Crits - What Was Done Right!

February 14, 2010

Unfortunately, it's been a slow week for anything regarding my writing. I've been managing to work on 'Stephen's Boys', but that's about it. I'm persistent with the writing each day, but I need to be more aggressive with my submissions.

Had our Four Goddesses meeting on Thurs. and all four of us were there. Didn't get too much feedback, but they do seem to like the way I'm expanding 'Mama Played for the King'. Henri's crazy story about how he lost his leg that he told to his little niece and nephews was well received. So maybe I can find a couple more spots of capsulized info that I can expand on.

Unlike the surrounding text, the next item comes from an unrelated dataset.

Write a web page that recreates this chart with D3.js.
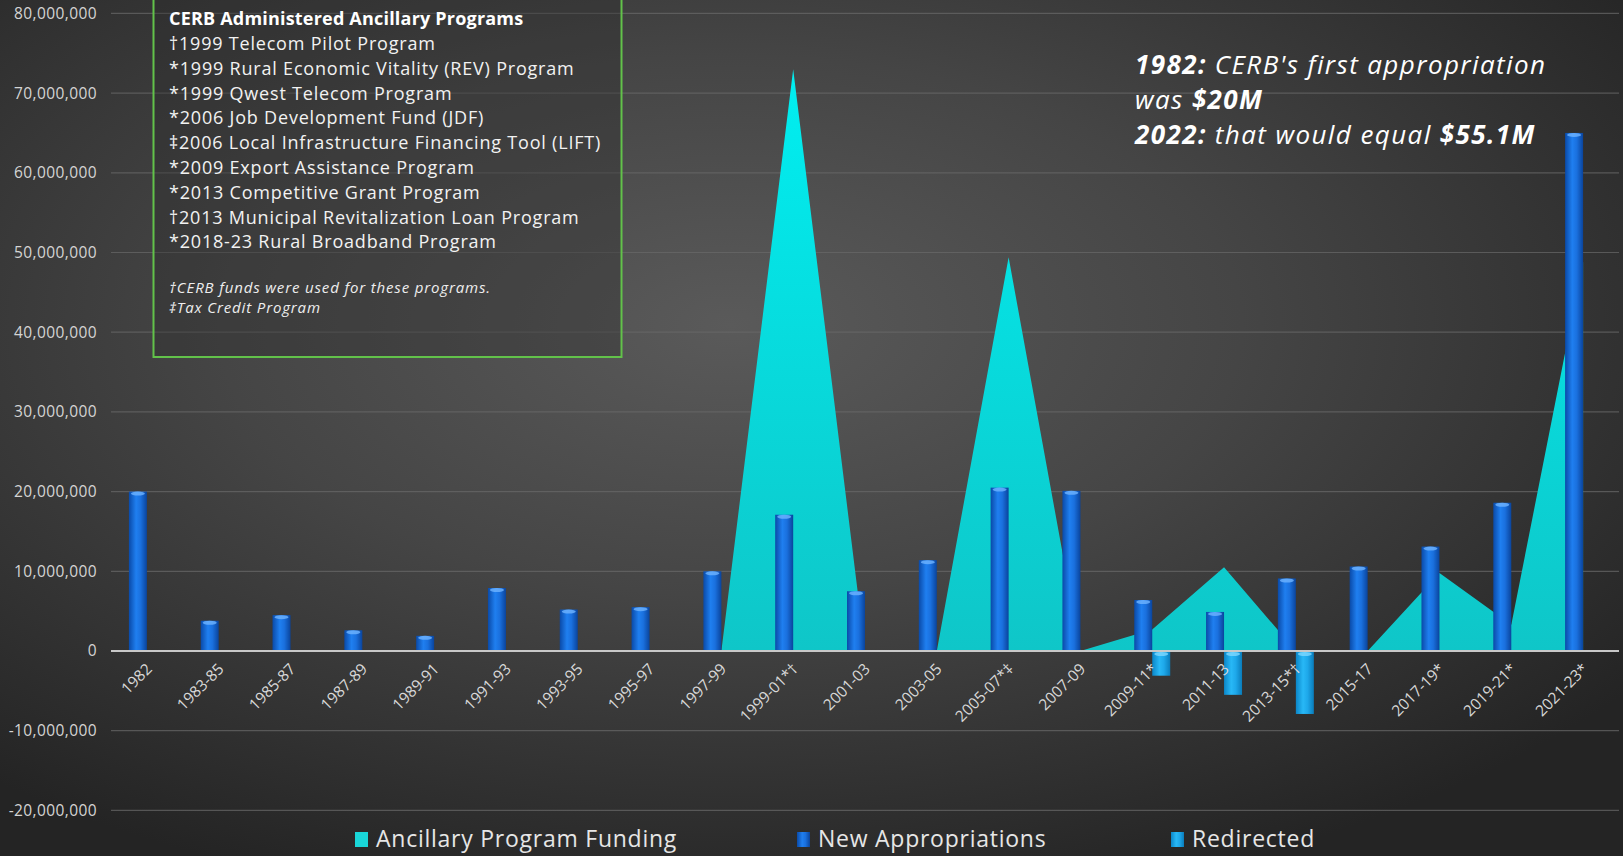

I volunteered for a Valentine's Day recognition dinner for a couple of current students attending Mohave Community College. Spent Thursday afternoon doing prep things, then Friday night making sure everything went well with the guests. Got to talk with folks about my books and why I write. It was fun. They had the current Phi Theta Kappa students doing clean-up work. Since I'm a PTK myself, it was nice to talk with some of the young folks. It was a fun time of my life and I hope those kids are having just as much fun.

Saturday was our book club meeting to discuss the books of James Patterson. He certainly is diverse in the types of books he puts out. And, I believe he is the first author that all members voted that we would read again. I read 'I, Alex Cross'. I do love his Cross crime stories, but this one started off with a bang, then just fizzled. Too much time spent with Nana that didn't add to the movement of the plot. Then, I felt he gave me a Grisham ending. He gave me some great characters, dialog and conflict, but his ending was too abrupt and too cliched. Oh, well, I should be making that much money!

Had a slow day today, so went over to the casino. As usual, it was fun, but not profitable.

I've been having talks with various writers lately about the value of pointing in our crit sessions as to why a story/essay/memoir/novel is good, along with explaining what needs fixing. Too often the better writers in the group have to be happy with 'It was good', but no discussion as to why it was good. Now that we are getting new members, especially the young ones, I think it would benefit them to hear why a piece worked. Like, the hook was effective, the pacing kept the reader's interest, the character expo clearly delineated their traits, or good show vs tell techniques were used. All these things, when they are pointed out, help the new writer see techniques that make their writing pop. Just a thought!

So, due to my lack of aggressiveness in submitting my work, I'm going to try to think more about this quote from Joseph Addison, an English essayist. "If you wish success in life, make perseverance your bosom friend, experience your wise counselor, caution your elder brother and hope your guardian genius."